COVID-19 positive outpatients are at an increased risk of neurodegenerative disorders compared with individuals who tested negative for the virus, a new study presented today at the 8th European Academy of Neurology (EAN) Congress has shown.
VIENNA, June 25, 2022 /PRNewswire/ -- The study, which analysed the health records of over half of the Danish population, found that those who had tested positive for COVID-19 were at an increased risk of Alzheimer's disease, Parkinson's disease, and ischaemic stroke.
Out of the 919,731 individuals that tested for COVID-19 within the study, researchers found that the 43,375 people who tested positive had a 3.5 times increased risk of being diagnosed with Alzheimer's disease, 2.6 times with Parkinson's disease, 2.7 times with ischaemic stroke and a 4.8 times increased with intracerebral haemorrhage. While neuroinflammation may contribute to an accelerated development of neurodegenerative disorders, the authors highlighted implications of the scientific focus on long-term sequelae after COVID-19.
The study analysed Danish in- and outpatients between February 2020 and November 2021, as well as influenza patients from the corresponding pre-pandemic period. Researchers used statistical techniques to calculate relative risk, and results were stratified for hospitalisation status, age, sex, and comorbidities.
Dr Pardis Zarifkar, lead author from the Department of Neurology, Rigshospitalet, Copenhagen, Denmark, explained, "More than two years after the onset of the COVID-19 pandemic, the precise nature and evolution of the effects of COVID-19 on neurological disorders remained uncharacterised. Previous studies have established an association with neurological syndromes, but until now it is unknown whether COVID-19 also influences the incidence of specific neurological diseases and whether it differs from other respiratory infections".
The increased risk of most neurological diseases was, however, no higher in COVID-19 positive patients than in people who had been diagnosed with influenza or other respiratory illnesses. COVID-19 patients did have a 1.7 times increased risk of ischaemic stroke in comparison to influenza and bacterial pneumonia in patients over 80 years of age.

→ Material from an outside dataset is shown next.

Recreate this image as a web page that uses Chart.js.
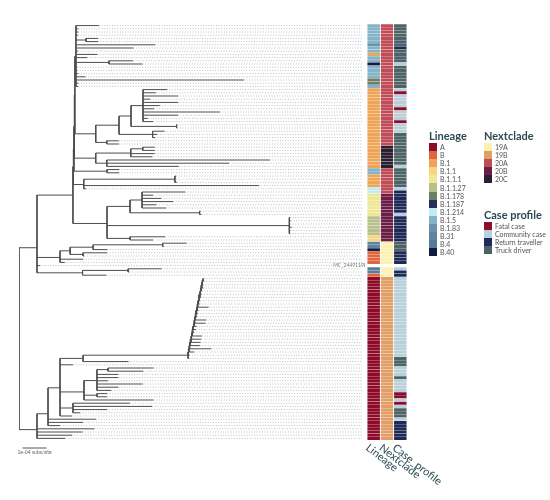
<!DOCTYPE html>
<html>
<head>
<meta charset="utf-8">
<script src="https://cdn.jsdelivr.net/npm/chart.js@4.4.1/dist/chart.umd.min.js"></script>
<style>
  body { margin: 0; background: #fff; font-family: Lato, "Open Sans", sans-serif; }
  #wrap { position: relative; width: 550px; height: 500px; overflow: hidden; }
  #tree { position: absolute; left: 0; top: 0; }
  #heat { position: absolute; left: 360px; top: 0; }
  .lg { position: absolute; color: #2d4a54; }
  .lg .t { font-size: 11px; font-weight: 700; line-height: 13px; height: 14px; white-space: nowrap; }
  .lg .it { display: flex; align-items: center; height: 8.1px; font-size: 7px; color: #555; white-space: nowrap; }
  .lg .sw { width: 8px; height: 8.1px; margin-right: 3px; flex: none; }
</style>
</head>
<body>
<div id="wrap">
  <canvas id="tree" width="365" height="500"></canvas>
  <canvas id="heat" width="100" height="500"></canvas>
  <div class="lg" id="lgLineage" style="left:429px;top:129px"></div>
  <div class="lg" id="lgNext" style="left:484px;top:129px"></div>
  <div class="lg" id="lgCase" style="left:484px;top:208px"></div>
</div>
<script>
document.addEventListener("DOMContentLoaded", function () {

  // legend categories and colours
  var lineageNames = ["A", "B", "B.1", "B.1.1", "B.1.1.1", "B.1.1.27", "B.1.178", "B.1.187", "B.1.214", "B.1.5", "B.1.83", "B.31", "B.4", "B.40"];
  var lineageColors = ["#8c0b29", "#e0643c", "#eea558", "#f7d581", "#efe796", "#b8bf8d", "#6e7e66", "#24305a", "#c4ebf3", "#82b3c8", "#6b91ab", "#5e83a0", "#5a7b98", "#121c42"];
  var nextcladeNames = ["19A", "19B", "20A", "20B", "20C"];
  var nextcladeColors = ["#fcf1b3", "#e19f68", "#bf4c57", "#6b1d46", "#2b1f2f"];
  var caseNames = ["Fatal case", "Community case", "Return traveller", "Truck driver"];
  var caseColors = ["#8e0b2b", "#b9d0da", "#1e2a56", "#4d6365"];
  var columns = ["Lineage", "Nextclade", "Case_profile"];

  // heatmap, top to bottom: [category, number of tips]
  var lineageRuns = [["B.1.5", 6], ["B.1.83", 1], ["B.1.5", 2], ["B.1", 1], ["B.1.5", 2], ["B.40", 1], ["B.1.5", 4], ["B.1.178", 2], ["B.1.5", 1], ["B.1", 25], ["B.1.5", 2], ["B.1", 4], ["B.1.214", 2], ["B.1.1.1", 7], ["B.1.1.27", 6], ["B.1.1", 2], ["B.31", 2], ["B.40", 1], ["B", 4], [null, 1], ["B.4", 2], ["B", 1], ["A", 51]];
  var nextcladeRuns = [["20A", 38], ["20C", 7], ["20A", 8], ["20B", 15], ["19A", 7], [null, 1], ["19A", 3], ["19B", 51]];
  var caseRuns = [["Truck driver", 7], ["Return traveller", 1], ["Truck driver", 4], ["Community case", 1], ["Truck driver", 7], ["Community case", 1], ["Fatal case", 1], ["Community case", 4], ["Fatal case", 1], ["Community case", 3], ["Fatal case", 1], ["Community case", 3], ["Truck driver", 10], ["Community case", 1], ["Truck driver", 6], ["Community case", 1], ["Return traveller", 7], ["Community case", 1], ["Return traveller", 8], ["Truck driver", 3], ["Return traveller", 4], [null, 1], ["Community case", 1], ["Return traveller", 2], ["Community case", 25], ["Truck driver", 3], ["Community case", 3], ["Truck driver", 1], ["Community case", 4], ["Fatal case", 2], ["Community case", 1], ["Fatal case", 1], ["Community case", 1], ["Truck driver", 3], ["Community case", 1], ["Return traveller", 6]];

  // tree: a tip is its branch length, a node is [branch length, ...children]
  // lengths in 1e-5 subs/site, tips in top to bottom order
  var groupTop = [0.45, 9.6, 1, 1, 0.8, [4.2, 5, 5], 33, 24, 0.8, 9, 4.6, [13.75, 10, 14], 0.5, 0.5, 1, 4, 70, 1, 1];
  var groupB1a = [8.7, [9.7, [5, [5, 10, 5.4, 14.6, 3, 14.6, 7, 4.6, 32, 14.6, 2, 4.2], [19, 0.3, 0.3]], [14, 5, 2, 1]], [4.6, 5, 5]];
  var groupB1b = [8.9, [14.6, [5, 5, 5], 10, 9], [4.6, 68, 51, 30]];
  var groupB15 = [13.8, 5, 5];
  var groupB1c = [4.3, [38, 0.5, 0.3, 0.8], 73, 1];
  var groupB11 = [14.2, [9.6, [5, 18, 4.6, 8, 13, 6, 10], [29, 0.4, 0.8]], [76, 0.3, 0.6, 0.3, 1, 0.5, 0.3], [9.6, 14.6, 9.6]];
  var groupB = [9.6, [4.2, [9.6, [29, 10, 0.5], 6], [5.4, 10, 0.5]], 9.6, 2];
  var refTip = 1.25;
  var groupB4 = [19, [19, 14, 0.5], 10];
  var ladderATips = [0.3, 0.3, 0.3, 0.5, 0.3, 0.5, 0.3, 0.5, 0.5, 4.5, 0.5, 0.5, 0.5, 4.5, 4.5, 1, 1, 0.5, 4, 4, 4, 4, 9, 2, 0.5, 0.5];
  var ladderASteps = [0.3, 0.2, 0.3, 0.3, 0.2, 0.4, 0.2, 0.3, 0.2, 0.3, 0.3, 0.2, 0.3, 0.2, 0.3, 0.3, 0.2, 0.3, 0.2, 0.3, 0.3, 0.2, 0.3, 0.2];
  var ladderAStem = 43.75;
  var groupQ = [10, [5.4, [4.6, 19, 14.6], 9, 9, 4.6, 19, 9, 6], [5.4, 4.2, 4.2], 29];
  var groupR = [5.4, 23.75, 33, [9.2, 5], 3];
  var refName = "MC_2449119B";

  var XMAX = 143;

  function expand(runs) {
    var out = [];
    runs.forEach(function (r) { for (var i = 0; i < r[1]; i++) out.push(r[0]); });
    return out;
  }
  var cells = [expand(lineageRuns), expand(nextcladeRuns), expand(caseRuns)];
  var nRows = cells[0].length;

  function buildLadder(stem, tips, steps) {
    var node = [steps[0], tips[0], tips[1]];
    for (var k = 2; k < tips.length; k++) {
      node = [k === tips.length - 1 ? stem : steps[k - 1], node, tips[k]];
    }
    return node;
  }
  var ladderA = buildLadder(ladderAStem, ladderATips, ladderASteps);

  var upper = [15, [0.2, [0.2, [0.2, [0.2, groupTop, groupB1a], groupB1b], groupB15], groupB1c], groupB11];
  var lower = [7.5, [4.6, [5, [9.6, ladderA, 19], 5.4, groupQ, groupR, 5], 20, 14.6, 5], 24, 19, 14.6, 11.7];
  var tree = [0, [7.5, upper, groupB, refTip, groupB4], lower];

  var branches = [], tips = [], row = 0;
  var gap = { x: null, y: null };
  function layout(node, px, isRoot) {
    if (typeof node === "number") {
      var tx = px + node, ty = row++;
      branches.push({ x: px, y: ty }, { x: tx, y: ty }, gap);
      tips.push({ x: tx, y: ty });
      return ty;
    }
    var x = px + node[0];
    var ys = node.slice(1).map(function (c) { return layout(c, x, false); });
    var y = ys.reduce(function (a, b) { return a + b; }, 0) / ys.length;
    branches.push({ x: x, y: Math.min.apply(null, ys) }, { x: x, y: Math.max.apply(null, ys) }, gap);
    if (!isRoot) branches.push({ x: px, y: y }, { x: x, y: y }, gap);
    return y;
  }
  layout(tree, 0, true);

  var refRow = cells[0].indexOf(null);
  var dots = [];
  tips.forEach(function (t) { dots.push({ x: t.x, y: t.y }, { x: XMAX, y: t.y }, gap); });

  var treeText = {
    id: "treeText",
    afterDatasetsDraw: function (chart) {
      var c = chart.ctx, xs = chart.scales.x, ys = chart.scales.y;
      c.save();
      c.font = "5px Lato, sans-serif";
      c.fillStyle = "#666";
      c.textAlign = "center";
      c.textBaseline = "middle";
      c.fillText("1e-04 subs/site", xs.getPixelForValue(6.5), ys.getPixelForValue(nRows + 3.3));
      var lx = xs.getPixelForValue(XMAX - 12), ly = ys.getPixelForValue(refRow);
      c.fillStyle = "#fff";
      c.fillRect(lx - 1, ly - 2.5, 27, 5);
      c.fillStyle = "#777";
      c.textAlign = "left";
      c.fillText(refName, lx, ly);
      c.restore();
    }
  };

  new Chart(document.getElementById("tree").getContext("2d"), {
    type: "scatter",
    data: {
      datasets: [
        { data: dots, showLine: true, spanGaps: false, pointRadius: 0, borderColor: "#b9bfc2", borderWidth: 1, borderDash: [1, 1.6] },
        { data: branches, showLine: true, spanGaps: false, pointRadius: 0, borderColor: "#4d4d4d", borderWidth: 1 },
        { data: [{ x: 1.5, y: nRows + 2 }, { x: 11.5, y: nRows + 2 }], showLine: true, pointRadius: 0, borderColor: "#555", borderWidth: 1, clip: false }
      ]
    },
    options: {
      responsive: false,
      animation: false,
      layout: { autoPadding: false, padding: { left: 19, right: 3, top: 24, bottom: 60 } },
      plugins: { legend: { display: false }, tooltip: { enabled: false } },
      scales: {
        x: { type: "linear", min: 0, max: XMAX, display: false },
        y: { type: "linear", min: -0.5, max: nRows - 0.5, reverse: true, display: false }
      }
    },
    plugins: [treeText]
  });

  var palettes = [
    { names: lineageNames, colors: lineageColors },
    { names: nextcladeNames, colors: nextcladeColors },
    { names: caseNames, colors: caseColors }
  ];

  var colLabels = {
    id: "colLabels",
    afterDraw: function (chart) {
      var c = chart.ctx, xs = chart.scales.x;
      c.save();
      c.font = "11px Lato, sans-serif";
      c.fillStyle = "#2d4a54";
      c.textBaseline = "top";
      columns.forEach(function (name, i) {
        c.save();
        c.translate(xs.getPixelForValue(i + 0.5) - 3, chart.chartArea.bottom + 2);
        c.rotate(38 * Math.PI / 180);
        c.fillText(name, 0, 0);
        c.restore();
      });
      c.restore();
    }
  };

  new Chart(document.getElementById("heat").getContext("2d"), {
    type: "bar",
    data: {
      labels: cells[0].map(function (_, i) { return String(i); }),
      datasets: cells.map(function (col, ci) {
        var p = palettes[ci];
        return {
          data: col.map(function (v) { return v ? [ci + 0.03, ci + 0.97] : null; }),
          backgroundColor: col.map(function (v) { return v ? p.colors[p.names.indexOf(v)] : "rgba(0,0,0,0)"; }),
          borderColor: "rgba(255,255,255,0.18)",
          borderWidth: { top: 0.5, bottom: 0, left: 0, right: 0 },
          borderSkipped: false,
          grouped: false, barPercentage: 1, categoryPercentage: 1
        };
      })
    },
    options: {
      indexAxis: "y",
      responsive: false,
      animation: false,
      layout: { autoPadding: false, padding: { left: 7, right: 53, top: 24, bottom: 60 } },
      plugins: { legend: { display: false }, tooltip: { enabled: false } },
      scales: {
        x: { type: "linear", min: 0, max: 3, display: false },
        y: { display: false }
      }
    },
    plugins: [colLabels]
  });

  function legend(id, title, names, colors) {
    var el = document.getElementById(id);
    var html = '<div class="t">' + title + '</div>';
    names.forEach(function (n, i) {
      html += '<div class="it"><span class="sw" style="background:' + colors[i] + '"></span>' + n + '</div>';
    });
    el.innerHTML = html;
  }
  legend("lgLineage", "Lineage", lineageNames, lineageColors);
  legend("lgNext", "Nextclade", nextcladeNames, nextcladeColors);
  legend("lgCase", "Case profile", caseNames, caseColors);
});
</script>
</body>
</html>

The frequency of other neurodegenerative illnesses such as multiple sclerosis, myasthenia gravis, Guillain-BarrĂ© syndrome and narcolepsy did not increase after COVID-19, influenza, or pneumonia.
Dr Pardis Zarifkar added, "These findings will inform our understanding of the long-term effect of COVID-19 on the body and the role that infections play in neurodegenerative diseases and stroke."